Extracted data.
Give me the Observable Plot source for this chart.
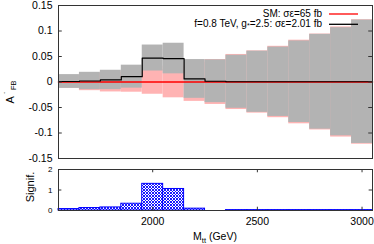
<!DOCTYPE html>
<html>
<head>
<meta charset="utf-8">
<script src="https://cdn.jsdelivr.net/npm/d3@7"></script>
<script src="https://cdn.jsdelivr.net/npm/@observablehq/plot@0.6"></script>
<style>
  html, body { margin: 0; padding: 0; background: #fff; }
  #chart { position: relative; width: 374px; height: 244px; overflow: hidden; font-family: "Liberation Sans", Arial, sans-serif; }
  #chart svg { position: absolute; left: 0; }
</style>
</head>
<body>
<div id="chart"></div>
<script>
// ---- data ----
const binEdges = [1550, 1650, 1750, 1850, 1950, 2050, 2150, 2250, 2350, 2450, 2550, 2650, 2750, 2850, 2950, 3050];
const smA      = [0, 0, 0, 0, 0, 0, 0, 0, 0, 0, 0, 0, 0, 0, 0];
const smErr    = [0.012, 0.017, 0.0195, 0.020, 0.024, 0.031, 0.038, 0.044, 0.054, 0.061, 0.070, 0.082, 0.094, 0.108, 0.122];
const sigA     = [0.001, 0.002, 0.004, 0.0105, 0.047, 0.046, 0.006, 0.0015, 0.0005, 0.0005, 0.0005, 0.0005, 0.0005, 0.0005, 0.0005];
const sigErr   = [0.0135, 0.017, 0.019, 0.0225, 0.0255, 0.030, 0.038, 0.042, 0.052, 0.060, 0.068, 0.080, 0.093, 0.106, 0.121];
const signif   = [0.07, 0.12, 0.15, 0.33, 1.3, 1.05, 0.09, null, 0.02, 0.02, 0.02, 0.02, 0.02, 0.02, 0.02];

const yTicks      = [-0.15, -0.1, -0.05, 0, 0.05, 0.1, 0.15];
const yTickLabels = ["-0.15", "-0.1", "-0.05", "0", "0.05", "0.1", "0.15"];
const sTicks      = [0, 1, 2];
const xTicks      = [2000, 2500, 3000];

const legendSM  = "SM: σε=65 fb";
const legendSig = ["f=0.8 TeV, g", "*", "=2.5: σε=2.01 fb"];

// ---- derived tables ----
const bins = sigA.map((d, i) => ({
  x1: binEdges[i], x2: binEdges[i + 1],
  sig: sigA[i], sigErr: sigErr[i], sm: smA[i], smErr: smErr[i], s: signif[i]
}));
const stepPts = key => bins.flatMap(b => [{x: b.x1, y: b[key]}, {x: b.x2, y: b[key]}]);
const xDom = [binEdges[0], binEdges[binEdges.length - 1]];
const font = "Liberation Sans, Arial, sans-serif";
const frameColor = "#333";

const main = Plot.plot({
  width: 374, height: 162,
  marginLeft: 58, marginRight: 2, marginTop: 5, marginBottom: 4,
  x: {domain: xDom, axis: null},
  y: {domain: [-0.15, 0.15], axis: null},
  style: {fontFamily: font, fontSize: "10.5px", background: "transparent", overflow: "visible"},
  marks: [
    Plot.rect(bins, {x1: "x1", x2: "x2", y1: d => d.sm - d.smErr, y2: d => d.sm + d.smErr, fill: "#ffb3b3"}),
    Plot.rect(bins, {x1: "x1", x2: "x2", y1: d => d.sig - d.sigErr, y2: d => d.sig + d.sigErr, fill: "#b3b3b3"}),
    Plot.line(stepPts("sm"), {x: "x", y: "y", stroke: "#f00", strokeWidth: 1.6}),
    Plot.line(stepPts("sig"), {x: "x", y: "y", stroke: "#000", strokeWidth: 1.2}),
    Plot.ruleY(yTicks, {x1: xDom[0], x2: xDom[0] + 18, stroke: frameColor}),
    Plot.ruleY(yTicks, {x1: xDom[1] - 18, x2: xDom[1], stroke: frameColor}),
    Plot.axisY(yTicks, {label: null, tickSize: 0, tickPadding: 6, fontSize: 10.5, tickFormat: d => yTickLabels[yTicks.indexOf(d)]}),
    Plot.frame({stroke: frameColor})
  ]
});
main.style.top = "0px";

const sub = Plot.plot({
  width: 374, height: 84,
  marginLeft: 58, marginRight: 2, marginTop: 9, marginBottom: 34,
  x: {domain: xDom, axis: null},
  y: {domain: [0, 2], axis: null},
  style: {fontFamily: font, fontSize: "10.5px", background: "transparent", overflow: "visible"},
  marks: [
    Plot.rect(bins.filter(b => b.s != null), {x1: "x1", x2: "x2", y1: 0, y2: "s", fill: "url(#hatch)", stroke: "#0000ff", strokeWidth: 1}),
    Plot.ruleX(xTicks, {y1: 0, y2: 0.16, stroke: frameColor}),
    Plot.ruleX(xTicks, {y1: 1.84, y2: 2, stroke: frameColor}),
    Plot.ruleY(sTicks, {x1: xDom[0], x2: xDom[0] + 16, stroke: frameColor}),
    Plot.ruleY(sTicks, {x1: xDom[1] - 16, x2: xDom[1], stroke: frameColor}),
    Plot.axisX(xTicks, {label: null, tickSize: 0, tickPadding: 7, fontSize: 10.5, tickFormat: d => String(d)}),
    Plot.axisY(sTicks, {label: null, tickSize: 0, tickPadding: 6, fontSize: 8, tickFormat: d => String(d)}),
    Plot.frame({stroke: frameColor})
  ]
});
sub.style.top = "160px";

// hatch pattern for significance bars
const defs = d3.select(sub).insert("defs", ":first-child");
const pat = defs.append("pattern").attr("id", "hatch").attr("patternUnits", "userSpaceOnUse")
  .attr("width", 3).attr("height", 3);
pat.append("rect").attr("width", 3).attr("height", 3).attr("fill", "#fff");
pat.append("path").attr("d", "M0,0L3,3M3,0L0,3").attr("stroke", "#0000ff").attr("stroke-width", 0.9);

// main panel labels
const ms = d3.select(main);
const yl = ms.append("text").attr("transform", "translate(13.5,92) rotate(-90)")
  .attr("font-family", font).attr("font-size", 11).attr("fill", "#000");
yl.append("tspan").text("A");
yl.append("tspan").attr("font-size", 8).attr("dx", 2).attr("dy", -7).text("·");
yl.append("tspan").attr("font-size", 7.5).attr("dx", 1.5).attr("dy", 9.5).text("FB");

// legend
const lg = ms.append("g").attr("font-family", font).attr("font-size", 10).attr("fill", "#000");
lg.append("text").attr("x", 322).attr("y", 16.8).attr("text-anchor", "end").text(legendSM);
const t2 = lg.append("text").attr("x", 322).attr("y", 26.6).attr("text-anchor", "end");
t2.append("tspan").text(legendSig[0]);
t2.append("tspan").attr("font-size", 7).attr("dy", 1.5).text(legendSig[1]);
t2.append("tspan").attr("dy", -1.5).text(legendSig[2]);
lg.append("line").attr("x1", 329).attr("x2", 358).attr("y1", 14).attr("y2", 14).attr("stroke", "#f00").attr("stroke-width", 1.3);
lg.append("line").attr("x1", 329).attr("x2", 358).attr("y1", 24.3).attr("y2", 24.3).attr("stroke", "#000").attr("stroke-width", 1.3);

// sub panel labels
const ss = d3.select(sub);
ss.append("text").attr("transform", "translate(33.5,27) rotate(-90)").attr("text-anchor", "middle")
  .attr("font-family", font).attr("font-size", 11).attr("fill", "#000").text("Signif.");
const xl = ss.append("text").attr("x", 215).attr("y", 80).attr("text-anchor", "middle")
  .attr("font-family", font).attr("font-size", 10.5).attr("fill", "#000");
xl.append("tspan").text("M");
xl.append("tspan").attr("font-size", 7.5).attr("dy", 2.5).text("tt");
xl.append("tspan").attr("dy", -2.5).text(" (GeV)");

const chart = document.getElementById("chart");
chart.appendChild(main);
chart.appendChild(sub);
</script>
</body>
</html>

* * *

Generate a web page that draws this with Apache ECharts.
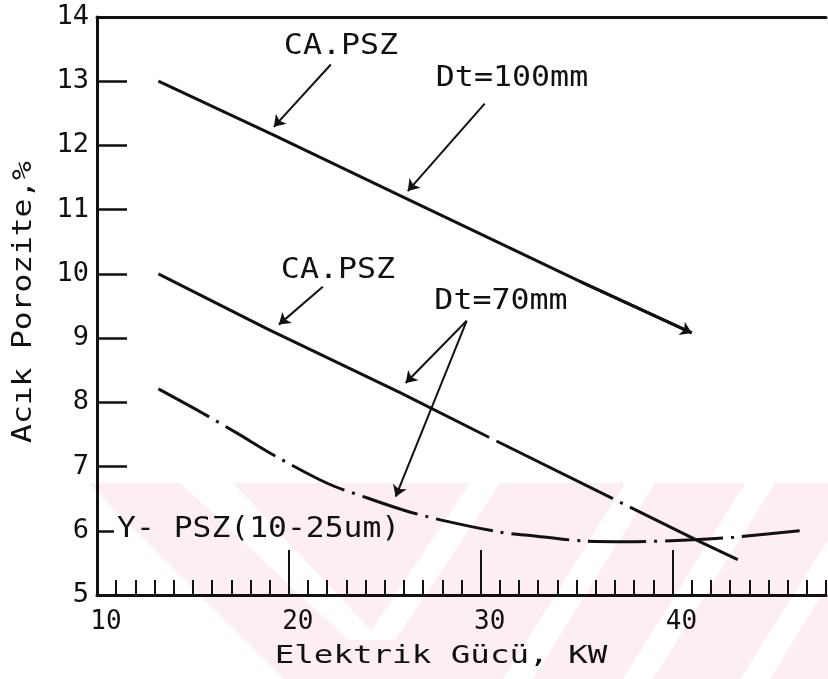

...

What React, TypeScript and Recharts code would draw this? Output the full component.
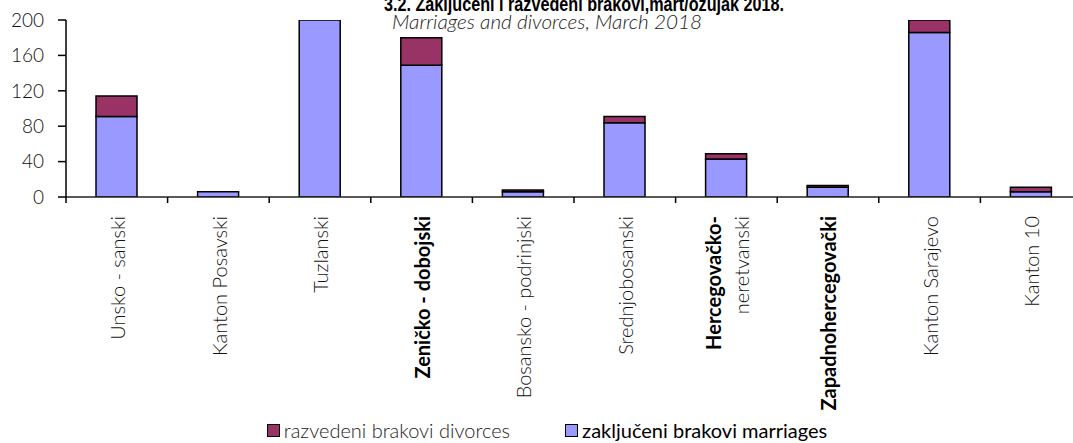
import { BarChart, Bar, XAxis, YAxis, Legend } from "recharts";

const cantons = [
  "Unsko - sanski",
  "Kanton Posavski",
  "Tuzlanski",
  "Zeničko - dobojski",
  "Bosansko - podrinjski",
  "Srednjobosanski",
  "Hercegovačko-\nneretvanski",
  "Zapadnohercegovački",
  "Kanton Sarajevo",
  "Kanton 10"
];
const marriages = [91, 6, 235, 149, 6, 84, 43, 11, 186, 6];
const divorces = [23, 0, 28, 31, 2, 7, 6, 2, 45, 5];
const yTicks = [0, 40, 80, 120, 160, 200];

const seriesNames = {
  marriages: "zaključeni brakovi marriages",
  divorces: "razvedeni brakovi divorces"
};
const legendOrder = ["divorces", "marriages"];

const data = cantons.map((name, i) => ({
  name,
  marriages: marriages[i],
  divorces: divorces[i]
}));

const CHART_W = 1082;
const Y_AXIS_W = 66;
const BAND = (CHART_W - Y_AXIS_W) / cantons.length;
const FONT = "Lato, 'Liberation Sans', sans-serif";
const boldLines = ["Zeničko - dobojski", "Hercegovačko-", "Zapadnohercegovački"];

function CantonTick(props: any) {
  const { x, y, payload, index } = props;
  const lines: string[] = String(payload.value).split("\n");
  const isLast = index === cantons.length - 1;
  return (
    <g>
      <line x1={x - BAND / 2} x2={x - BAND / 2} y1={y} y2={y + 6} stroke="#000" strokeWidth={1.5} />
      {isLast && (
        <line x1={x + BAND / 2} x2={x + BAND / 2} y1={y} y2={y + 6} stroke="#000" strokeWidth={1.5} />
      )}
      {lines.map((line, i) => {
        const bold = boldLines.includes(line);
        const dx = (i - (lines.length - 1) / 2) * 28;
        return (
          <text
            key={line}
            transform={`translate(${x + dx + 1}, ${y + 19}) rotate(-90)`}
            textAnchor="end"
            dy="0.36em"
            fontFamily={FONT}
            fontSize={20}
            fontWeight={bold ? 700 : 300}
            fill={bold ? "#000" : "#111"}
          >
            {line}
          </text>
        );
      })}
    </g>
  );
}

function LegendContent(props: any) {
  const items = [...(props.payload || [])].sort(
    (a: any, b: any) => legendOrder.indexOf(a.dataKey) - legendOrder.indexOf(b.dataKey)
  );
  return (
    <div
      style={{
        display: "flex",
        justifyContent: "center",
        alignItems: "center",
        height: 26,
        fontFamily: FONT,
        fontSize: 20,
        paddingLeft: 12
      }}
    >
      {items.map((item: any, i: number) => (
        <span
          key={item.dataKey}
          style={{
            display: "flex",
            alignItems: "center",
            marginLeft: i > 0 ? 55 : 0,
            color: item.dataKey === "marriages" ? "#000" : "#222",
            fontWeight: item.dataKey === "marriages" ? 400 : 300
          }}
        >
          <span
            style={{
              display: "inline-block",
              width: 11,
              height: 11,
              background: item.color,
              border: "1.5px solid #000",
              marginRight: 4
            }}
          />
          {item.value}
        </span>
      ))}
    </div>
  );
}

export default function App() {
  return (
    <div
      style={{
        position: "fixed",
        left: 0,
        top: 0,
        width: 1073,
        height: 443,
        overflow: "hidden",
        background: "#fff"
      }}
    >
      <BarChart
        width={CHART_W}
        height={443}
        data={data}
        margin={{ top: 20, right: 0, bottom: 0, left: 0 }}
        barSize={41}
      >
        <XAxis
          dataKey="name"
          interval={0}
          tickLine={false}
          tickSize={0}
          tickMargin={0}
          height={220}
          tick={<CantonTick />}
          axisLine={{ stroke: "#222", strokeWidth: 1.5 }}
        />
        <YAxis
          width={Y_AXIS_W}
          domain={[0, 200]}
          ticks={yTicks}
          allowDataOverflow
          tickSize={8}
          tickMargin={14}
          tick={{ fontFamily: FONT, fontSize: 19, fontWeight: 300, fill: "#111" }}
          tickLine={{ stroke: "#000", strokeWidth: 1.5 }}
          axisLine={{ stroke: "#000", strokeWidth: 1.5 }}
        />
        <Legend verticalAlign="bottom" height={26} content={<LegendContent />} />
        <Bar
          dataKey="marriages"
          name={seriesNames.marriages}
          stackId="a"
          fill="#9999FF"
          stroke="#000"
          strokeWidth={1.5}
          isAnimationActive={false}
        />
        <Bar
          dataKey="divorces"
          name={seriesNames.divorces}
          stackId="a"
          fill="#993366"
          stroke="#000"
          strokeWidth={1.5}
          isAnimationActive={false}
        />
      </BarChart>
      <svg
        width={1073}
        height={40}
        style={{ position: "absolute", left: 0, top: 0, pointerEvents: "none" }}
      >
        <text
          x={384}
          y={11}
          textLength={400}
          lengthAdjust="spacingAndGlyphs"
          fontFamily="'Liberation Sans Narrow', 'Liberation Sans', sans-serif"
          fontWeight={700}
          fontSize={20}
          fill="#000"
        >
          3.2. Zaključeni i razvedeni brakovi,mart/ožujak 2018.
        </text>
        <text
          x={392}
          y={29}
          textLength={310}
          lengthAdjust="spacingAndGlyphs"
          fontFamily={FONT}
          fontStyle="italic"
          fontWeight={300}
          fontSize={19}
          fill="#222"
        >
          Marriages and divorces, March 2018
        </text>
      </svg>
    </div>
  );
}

Exercise. Where a line of the data holds "this", show that line.

Written response.
Give me the Observable Plot source for this chart.
Generate a web page that draws this with Apache ECharts.
What React, TypeScript and Recharts code would draw this? Output the full component.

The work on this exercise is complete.